All four models have demonstrated performance gain over a
range of applications. An interesting project for future research would
be to try to run a common set of benchmark programs on the prototypes
of these models and see how well they perform against each other.
Researchers also need to address the commercial feasibility
of these four intelligent memory projects. There are two common
problems with these models: One problem is that DRAM and processor are
produced from different fabrication lines; one focuses on density and
the other focuses on speed. Intelligent memory models discussed here
all agree on putting logic and DRAM on the same chip. Invariably, this
means merging two technologically different fabrication lines into one,
an extremely costly proposal. The second problem is that these models
require changes to the current system architecture. This means existing
hardware and software will be abandoned, something that the commercial
world is not ready to do. I expect the researchers to address these two
problems. Before the problems are resolved, intelligent memory will
remain an interesting idea in the academic community.
Bowman N.; Cardwell N.; Kozyrakis C.; Romer C.; Wang H.; “Evaluation of Existing Architectures in IRAM Systems,” Workshop on Mixing Logic and DRAM: Chips that Compute and Remember at ISCA ’97, Denver, CO, 1, June 1997.
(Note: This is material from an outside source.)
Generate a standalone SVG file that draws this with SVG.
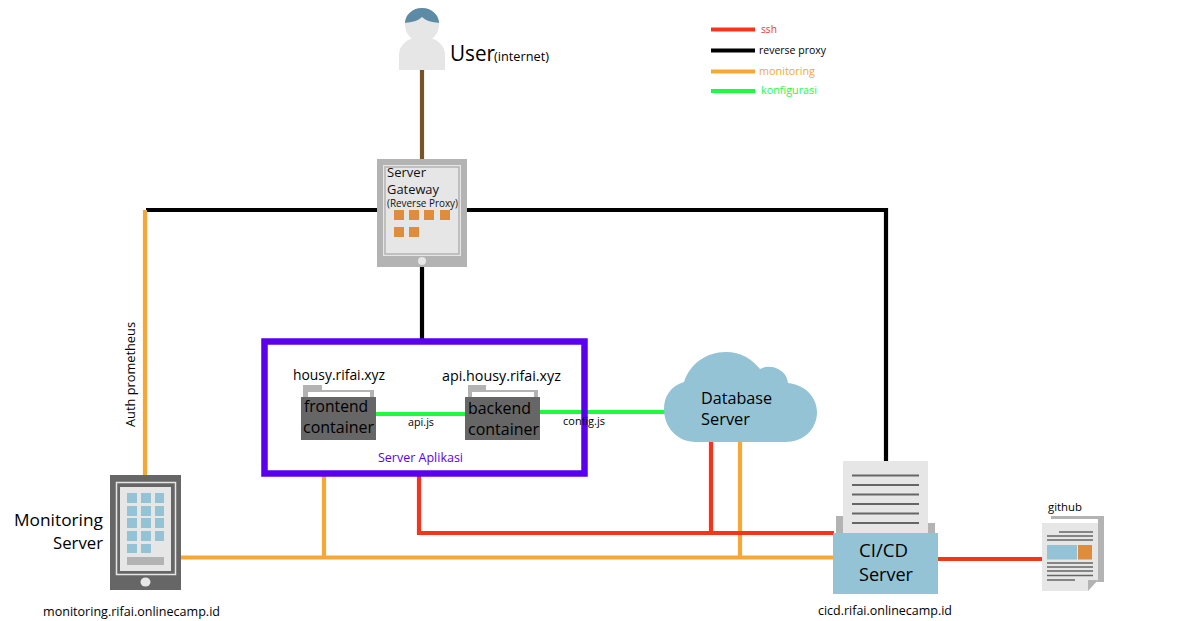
<svg xmlns="http://www.w3.org/2000/svg" width="1199" height="621" viewBox="0 0 1199 621">
<style>
text{font-family:"Open Sans","Noto Sans","Liberation Sans",sans-serif;fill:#111}
.c{fill:none;stroke-width:4.2}
.r{stroke:#f5341a}.k{stroke:#000}.o{stroke:#f7a733}.g{stroke:#1dfb3e}
.lt{fill:#e6e6e6}.gr{fill:#b3b3b3}.dk{fill:#666}.bl{fill:#93c3d5}.or{fill:#de8d3c}
.ln{stroke:#666;stroke-width:2;fill:none}
.thin{stroke:#666;stroke-width:1.500;fill:none}
</style>
<rect width="1199" height="621" fill="#fff"/>
<g id="connectors">
<path class="c" stroke="#7a5228" d="M422 70V160"/>
<path class="c k" d="M146 210H378M466 210H886V462M422 265V339"/>
<path class="c o" d="M145 210V475M177 557.500H834M324 476V557.500M740 441V557.500"/>
<path class="c r" d="M419 476V533H834M711 441V535M938 559H1044"/>
<path class="c g" d="M376 414H467M540 412H666"/>
</g>
<g id="user">
<path class="lt" d="M399 70V55C399 46 406 40 413 38H431C438 40 445 46 445 55V70Z"/>
<circle cx="422" cy="25" r="17" class="lt"/>
<path fill="#5d8aa5" d="M405 23A17 15 0 0 1 439 23C432 22 426 21 422 17C418 21 412 22 405 23Z"/>
<text x="450" y="61" font-size="22" style="fill:#000" textLength="45" lengthAdjust="spacingAndGlyphs">User</text>
<text x="494" y="61" font-size="12" style="fill:#000" textLength="55" lengthAdjust="spacingAndGlyphs">(internet)</text>
</g>
<g id="gateway">
<rect x="377" y="159" width="90" height="108" class="gr"/>
<rect x="383" y="165" width="78" height="91" class="lt"/>
<rect x="385" y="167" width="74" height="87" fill="none" stroke="#b3b3b3" stroke-width="1.500"/>
<g class="or"><rect x="394" y="210" width="10" height="10"/><rect x="409" y="210" width="10" height="10"/><rect x="424" y="210" width="10" height="10"/><rect x="440" y="210" width="10" height="10"/><rect x="394" y="227" width="10" height="10"/><rect x="409" y="227" width="10" height="10"/></g>
<circle cx="422" cy="261" r="4" class="lt"/>
<text x="387" y="177" font-size="12.500" textLength="39" lengthAdjust="spacingAndGlyphs">Server</text>
<text x="387" y="194" font-size="12.500" textLength="52" lengthAdjust="spacingAndGlyphs">Gateway</text>
<text x="387" y="207" font-size="10" textLength="71" lengthAdjust="spacingAndGlyphs">(Reverse Proxy)</text>
</g>
<g id="server-aplikasi">
<rect x="264.500" y="341.500" width="320" height="132" fill="none" stroke="#5a00ee" stroke-width="6.500"/>
<text x="378" y="462" font-size="12" style="fill:#5a00ee" textLength="85" lengthAdjust="spacingAndGlyphs">Server Aplikasi</text>
</g>
<g id="frontend">
<path class="gr" d="M303 397V385H322V390H374V397Z"/>
<rect x="308" y="392" width="62" height="5" fill="#fff"/>
<rect x="301" y="397" width="75" height="43" class="dk"/>
<text x="293" y="380" font-size="14" style="fill:#000" textLength="92" lengthAdjust="spacingAndGlyphs">housy.rifai.xyz</text>
<text x="304" y="412" font-size="16" style="fill:#000" textLength="64" lengthAdjust="spacingAndGlyphs">frontend</text>
<text x="303" y="433" font-size="16" style="fill:#000" textLength="71" lengthAdjust="spacingAndGlyphs">container</text>
</g>
<g id="backend">
<path class="gr" d="M468 397V385H486V390H538V397Z"/>
<rect x="472" y="392" width="62" height="5" fill="#fff"/>
<rect x="465" y="397" width="75" height="43" class="dk"/>
<text x="442" y="381" font-size="14" style="fill:#000" textLength="119" lengthAdjust="spacingAndGlyphs">api.housy.rifai.xyz</text>
<text x="468" y="414" font-size="16" style="fill:#000" textLength="63" lengthAdjust="spacingAndGlyphs">backend</text>
<text x="468" y="435" font-size="16" style="fill:#000" textLength="71" lengthAdjust="spacingAndGlyphs">container</text>
</g>
<text x="408" y="426" font-size="10" style="fill:#000" textLength="26" lengthAdjust="spacingAndGlyphs">api.js</text>
<text x="563" y="425" font-size="10" style="fill:#000" textLength="42" lengthAdjust="spacingAndGlyphs">config.js</text>
<g id="database">
<path class="bl" d="M696 442C677 442 664 427 664 409C664 396 671 386 684 382C690 364 706 352 726 352C741 352 752 359 760 369C766 366 772 366 778 369C784 372 787 376 788 383C806 385 817 398 817 412C817 429 804 442 785 442Z"/>
<text x="701" y="404" font-size="16" style="fill:#000" textLength="71" lengthAdjust="spacingAndGlyphs">Database</text>
<text x="701" y="425" font-size="16" style="fill:#000" textLength="49" lengthAdjust="spacingAndGlyphs">Server</text>
</g>
<g id="monitoring">
<rect x="110" y="475" width="71" height="115" class="dk"/>
<rect x="116.500" y="482.500" width="59" height="92" fill="none" stroke="#e6e6e6" stroke-width="1.500"/>
<rect x="120" y="487" width="51" height="84" class="lt"/>
<g class="bl">
<rect x="127" y="493" width="10" height="10"/><rect x="141" y="493" width="10" height="10"/><rect x="155" y="493" width="9" height="10"/>
<rect x="127" y="506" width="10" height="10"/><rect x="141" y="506" width="10" height="10"/><rect x="155" y="506" width="9" height="10"/>
<rect x="127" y="518" width="10" height="10"/><rect x="141" y="518" width="10" height="10"/><rect x="155" y="518" width="9" height="10"/>
<rect x="127" y="531" width="10" height="10"/><rect x="141" y="531" width="10" height="10"/><rect x="155" y="531" width="9" height="10"/>
<rect x="127" y="544" width="10" height="9"/><rect x="141" y="544" width="10" height="9"/>
</g>
<rect x="127" y="557" width="37" height="8" class="gr"/>
<ellipse cx="145.500" cy="582" rx="5" ry="4.500" class="lt"/>
<text x="103" y="526" font-size="17" style="fill:#000" text-anchor="end" textLength="89" lengthAdjust="spacingAndGlyphs">Monitoring</text>
<text x="103" y="549" font-size="17" style="fill:#000" text-anchor="end" textLength="50" lengthAdjust="spacingAndGlyphs">Server</text>
<text x="43" y="616" font-size="12" style="fill:#000" textLength="177" lengthAdjust="spacingAndGlyphs">monitoring.rifai.onlinecamp.id</text>
</g>
<text transform="translate(135 427) rotate(-90)" font-size="12" style="fill:#000" textLength="105" lengthAdjust="spacingAndGlyphs">Auth prometheus</text>
<g id="cicd">
<rect x="836" y="516" width="8" height="18" class="gr"/>
<rect x="927" y="523" width="8" height="11" class="gr"/>
<rect x="843" y="461" width="85" height="73" class="lt"/>
<path class="ln" d="M852 475.500H919M852 485H919M852 494.500H919M852 504H919M852 513.500H919M852 523H919"/>
<rect x="833" y="533" width="105" height="61" class="bl"/>
<text x="859" y="557" font-size="18" style="fill:#000" textLength="49" lengthAdjust="spacingAndGlyphs">CI/CD</text>
<text x="859" y="581" font-size="18" style="fill:#000" textLength="54" lengthAdjust="spacingAndGlyphs">Server</text>
<text x="818" y="615" font-size="12" style="fill:#000" textLength="134" lengthAdjust="spacingAndGlyphs">cicd.rifai.onlinecamp.id</text>
</g>
<g id="github">
<rect x="1051" y="516" width="53" height="66" class="gr"/>
<rect x="1048" y="519" width="50" height="4" fill="#fff"/>
<path class="lt" d="M1042 523H1098V580L1088 591H1042Z"/>
<path class="gr" d="M1088 591V580H1098Z"/>
<path class="thin" d="M1059 532H1093M1047 536H1093M1047 540H1093M1047 563H1093M1047 567H1093M1047 571H1093M1047 575.500H1093M1047 580H1075"/>
<rect x="1047" y="545" width="30" height="14.500" class="bl"/>
<rect x="1078" y="545" width="14" height="14.500" class="or"/>
<text x="1048" y="511" font-size="11" style="fill:#000" textLength="34" lengthAdjust="spacingAndGlyphs">github</text>
</g>
<g id="legend">
<path class="c r" d="M711 29.500H755"/>
<path class="c k" d="M711 50.500H755"/>
<path class="c o" d="M711 71.500H755"/>
<path class="c g" d="M711 91H755"/>
<text x="761" y="33" font-size="10.500" style="fill:#f5341a" textLength="16" lengthAdjust="spacingAndGlyphs">ssh</text>
<text x="759" y="54" font-size="10.500" style="fill:#000" textLength="67" lengthAdjust="spacingAndGlyphs">reverse proxy</text>
<text x="759" y="75" font-size="10.500" style="fill:#f7a733" textLength="56" lengthAdjust="spacingAndGlyphs">monitoring</text>
<text x="761" y="94" font-size="10.500" style="fill:#1dfb3e" textLength="56" lengthAdjust="spacingAndGlyphs">konfigurasi</text>
</g>
</svg>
Elliott D.; “Computational Ram: A Memory-SIMD Hybrid and its Application to DSP,” The Proceedings of the Custom Integrated Circuits Conference, Boston, MA, 3, May 1992.
Elliott D.; “Computational RAM,” http://www.eecg.toronto.edu/~dunc/cram
Murakami, K.; Inoue, K.; and Miyajima, H.; “Parallel Processing RAM (PPRAM) (in English),” Japan-Germany Forum on Information Technology, Nov. 1997.
Oskin M.; Chong F.; Sherwood T.; “Active Pages: A Comutation Model for Intelligent Memory,” International Symposium on Computer Architecture, Barcelona, 1998.
Patterson, D.; Anderson T.; Cardwell N.; Fromm R., et al; “A Case for Intelligent DRAM: IRAM,” IEEE Micro, April 1997.